Mechanical Engineering: Material Science: Composite Materials
Composite materials are a specialized category within material science and play a crucial role in the field of mechanical engineering. These materials are engineered from two or more constituent substances with significantly different physical or chemical properties. When combined, these constituents create a material with characteristics distinct from the original components. Composites are known for their superior performance traits such as high strength-to-weight ratios, enhanced durability, and resistance to environmental degradation.
Key Components
- Matrix: This is the continuous phase that surrounds and supports the fibers or particulates, holding them in place relative to each other. The matrix material can be polymeric, metallic, or ceramic.
- Reinforcement: This is the dispersed phase that provides strength and stiffness to the composite. Common types of reinforcement include fibers (like carbon or glass), particulates, and flakes.
Types of Composite Materials
Fibrous Composites: These are reinforced with fibers (such as carbon, glass, or aramid fibers). The fibers can be continuous or discontinuous and are distributed within the matrix material to create exceptional mechanical properties. The alignment of the fibers significantly impacts the anisotropic nature of these composites.
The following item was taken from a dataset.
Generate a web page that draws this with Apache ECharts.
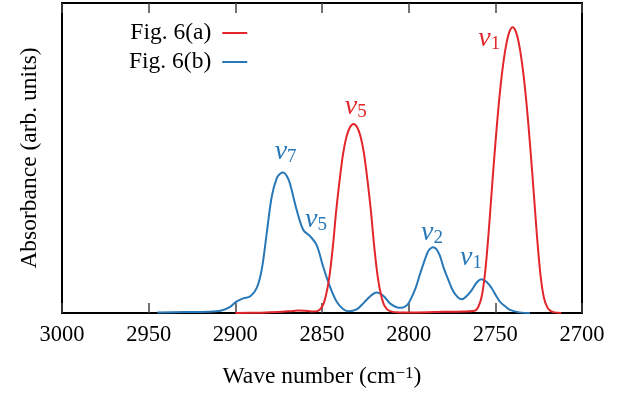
<!DOCTYPE html>
<html>
<head>
<meta charset="utf-8">
<script src="https://cdn.jsdelivr.net/npm/echarts@6/dist/echarts.min.js"></script>
<style>html,body{margin:0;padding:0;background:#fff}#c{width:630px;height:394px}</style>
</head>
<body>
<div id="c"></div>
<script>
var xTicks = [3000, 2950, 2900, 2850, 2800, 2750, 2700];
var seriesNames = ['Fig. 6(a)', 'Fig. 6(b)'];

var waveA = [2900, 2885, 2875, 2868, 2864, 2860, 2856, 2852.8, 2849.8, 2847.8, 2845.8, 2843.8, 2841.8, 2839.8, 2837.8, 2835.8, 2833.8, 2831.8, 2829.8, 2827.8, 2825.8, 2823.8, 2821.8, 2819.8, 2817.8, 2815.8, 2813.8, 2810.8, 2805, 2795, 2780, 2768, 2762, 2760, 2758, 2756, 2754, 2752, 2750, 2748, 2746, 2744, 2742, 2740, 2738, 2736, 2734, 2732, 2730, 2728, 2726, 2724, 2722, 2720, 2718, 2716, 2712, 2700];
var absA = [0, 0.001, 0.003, 0.006, 0.008, 0.007, 0.005, 0.006, 0.022, 0.055, 0.115, 0.21, 0.33, 0.43, 0.515, 0.57, 0.6, 0.61, 0.6, 0.57, 0.515, 0.43, 0.33, 0.21, 0.115, 0.055, 0.022, 0.006, 0.002, 0.002, 0.004, 0.005, 0.007, 0.018, 0.05, 0.125, 0.25, 0.4, 0.545, 0.675, 0.78, 0.857, 0.905, 0.922, 0.905, 0.857, 0.78, 0.675, 0.545, 0.4, 0.25, 0.125, 0.05, 0.018, 0.006, 0.002, 0];

var waveB = [2945, 2930, 2915, 2908, 2903, 2899.6, 2895.4, 2891.5, 2887.7, 2884.8, 2881.9, 2879, 2876.1, 2874.2, 2872.3, 2870.4, 2868.5, 2864.6, 2860.8, 2856.9, 2853.1, 2849.3, 2845.4, 2841.5, 2837.7, 2834.8, 2830, 2826.2, 2822, 2818.5, 2814.5, 2810.8, 2806.5, 2804, 2801, 2799.2, 2796, 2793.5, 2789.5, 2788, 2786, 2784, 2782, 2780, 2777, 2774.2, 2771.5, 2769.4, 2766.5, 2763.6, 2760.5, 2757.9, 2755, 2752.1, 2749.5, 2747.3, 2744, 2741.5, 2736, 2730];
var absB = [0.002, 0.003, 0.004, 0.008, 0.02, 0.036, 0.047, 0.053, 0.08, 0.139, 0.257, 0.375, 0.435, 0.449, 0.453, 0.443, 0.418, 0.332, 0.268, 0.248, 0.219, 0.149, 0.085, 0.036, 0.012, 0.006, 0.012, 0.031, 0.055, 0.066, 0.055, 0.031, 0.018, 0.017, 0.025, 0.04, 0.08, 0.125, 0.19, 0.205, 0.212, 0.206, 0.185, 0.149, 0.105, 0.069, 0.05, 0.044, 0.055, 0.074, 0.1, 0.109, 0.1, 0.08, 0.055, 0.036, 0.02, 0.01, 0.002, 0];

var labelsA = [{t: '1', x: 2753.5, y: 0.885}, {t: '5', x: 2830.5, y: 0.665}];
var labelsB = [{t: '7', x: 2871, y: 0.52}, {t: '5', x: 2853.5, y: 0.30}, {t: '2', x: 2786.5, y: 0.26}, {t: '1', x: 2764, y: 0.18}];

var RED = '#e2262b', BLUE = '#2878b8';
var FONT = '"Liberation Serif", "Times New Roman", serif';

function pairs(xs, ys) { return xs.map(function (x, i) { return [x, ys[i]]; }); }
function marks(list, color) {
  return {
    symbol: 'circle', symbolSize: 0, silent: true,
    label: {
      show: true, position: 'inside', color: color,
      formatter: function (p) { return '{v|ν}{s|' + p.name + '}'; },
      rich: {
        v: {fontFamily: FONT, fontSize: 28, fontStyle: 'italic', color: color, lineHeight: 30},
        s: {fontFamily: FONT, fontSize: 19, color: color, lineHeight: 16, verticalAlign: 'bottom'}
      }
    },
    data: list.map(function (d) { return {name: d.t, coord: [d.x, d.y]}; })
  };
}

var chart = echarts.init(document.getElementById('c'), null, {renderer: 'canvas'});
chart.setOption({
  animation: false,
  backgroundColor: '#fff',
  grid: {left: 62, right: 48, top: 3, bottom: 81, show: true, borderColor: '#000', borderWidth: 2, backgroundColor: 'transparent'},
  legend: {
    orient: 'vertical', left: 124, top: 15, align: 'right', itemGap: 3,
    itemWidth: 25, itemHeight: 2, icon: 'rect',
    textStyle: {fontFamily: FONT, fontSize: 23.5, color: '#000', lineHeight: 26, padding: [0, 6, 0, 0]},
    data: seriesNames
  },
  xAxis: [{
    type: 'value', min: 2700, max: 3000, interval: 50, inverse: true,
    axisLine: {show: false},
    axisTick: {show: true, inside: true, length: 10, lineStyle: {color: '#444', width: 1.5}},
    axisLabel: {fontFamily: FONT, fontSize: 22.5, color: '#000', margin: 11,
      formatter: function (v) { return xTicks.indexOf(v) >= 0 ? String(v) : ''; },
      showMinLabel: true, showMaxLabel: true},
    splitLine: {show: false},
    name: 'Wave number (cm{sup|−1})', nameLocation: 'middle', nameGap: 52,
    nameTextStyle: {fontFamily: FONT, fontSize: 23.5, color: '#000',
      rich: {sup: {fontFamily: FONT, fontSize: 17, color: '#000', verticalAlign: 'top', lineHeight: 12}}}
  }, {
    type: 'value', position: 'top', min: 2700, max: 3000, interval: 50, inverse: true,
    axisLine: {show: false},
    axisTick: {show: true, inside: true, length: 10, lineStyle: {color: '#444', width: 1.5}},
    axisLabel: {show: false}, splitLine: {show: false}
  }],
  yAxis: {
    type: 'value', min: 0, max: 1,
    axisLine: {show: false}, axisTick: {show: false}, axisLabel: {show: false}, splitLine: {show: false},
    name: 'Absorbance (arb. units)', nameLocation: 'middle', nameGap: 20,
    nameTextStyle: {fontFamily: FONT, fontSize: 23.5, color: '#000'}
  },
  series: [{
    name: seriesNames[0], type: 'line', data: pairs(waveA, absA), smooth: 0.3,
    symbol: 'none', lineStyle: {color: RED, width: 2}, itemStyle: {color: RED},
    markPoint: marks(labelsA, RED), z: 3
  }, {
    name: seriesNames[1], type: 'line', data: pairs(waveB, absB), smooth: 0.35,
    symbol: 'none', lineStyle: {color: BLUE, width: 2}, itemStyle: {color: BLUE},
    markPoint: marks(labelsB, BLUE), z: 2
  }]
});
</script>
</body>
</html>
Particulate Composites: These comprise small particles of one material scattered within another. The particles can be metallic (e.g., tungsten carbide particles in cobalt matrix) or non-metallic (e.g., ceramic particles in a polymer matrix).
Laminar Composites: These are made by stacking and bonding thin layers of different materials. Common examples include plywood and laminated metal sheets.
Mechanical Properties
Composite materials often exhibit superior mechanical properties, dictated by the rule of mixtures. For example, the tensile strength of a fiber-reinforced composite can be estimated using a weighted average of the fiber and matrix strengths, given by:
\[ \sigma_c = V_f \sigma_f + V_m \sigma_m \]
where:
- \( \sigma_c \) is the composite tensile strength,
- \( V_f \) and \( V_m \) are the volume fractions of the fiber and matrix, respectively,
- \( \sigma_f \) and \( \sigma_m \) are the tensile strengths of the fiber and matrix.
Manufacturing Techniques
- Layup Techniques: These methods involve laying down layers of material, often as sheets or fabrics, which are subsequently bonded together. Examples include hand layup, vacuum bagging, and autoclave processing.
- Filament Winding: This is used primarily for cylindrical items such as pipes and tanks. Fibers are wound under tension over a rotating mandrel and then impregnated with resin.
- Pultrusion: A continuous process where fibers are pulled through a resin bath and then through a die to form a continuous composite profile with a uniform cross-sectional area.
Applications
Composite materials are used widely across various industries due to their customizable properties. In aerospace and automotive industries, they contribute to significant weight savings while maintaining structural integrity. In sports equipment, such as tennis rackets and golf clubs, composites offer better performance and durability. Additionally, infrastructure applications utilize composite rebar and panels for corrosion resistance and longevity.
Conclusion
In the realm of mechanical engineering, the study of composite materials opens up enormous possibilities for innovation. By choosing appropriate matrix and reinforcement materials, mechanical engineers can tailor the properties of composites to meet specific needs, thereby advancing technology in countless applications. Understanding the fundamental principles of composite materials, from their basic components to their mechanical behavior and manufacturing techniques, is essential for leveraging their full potential in modern engineering solutions.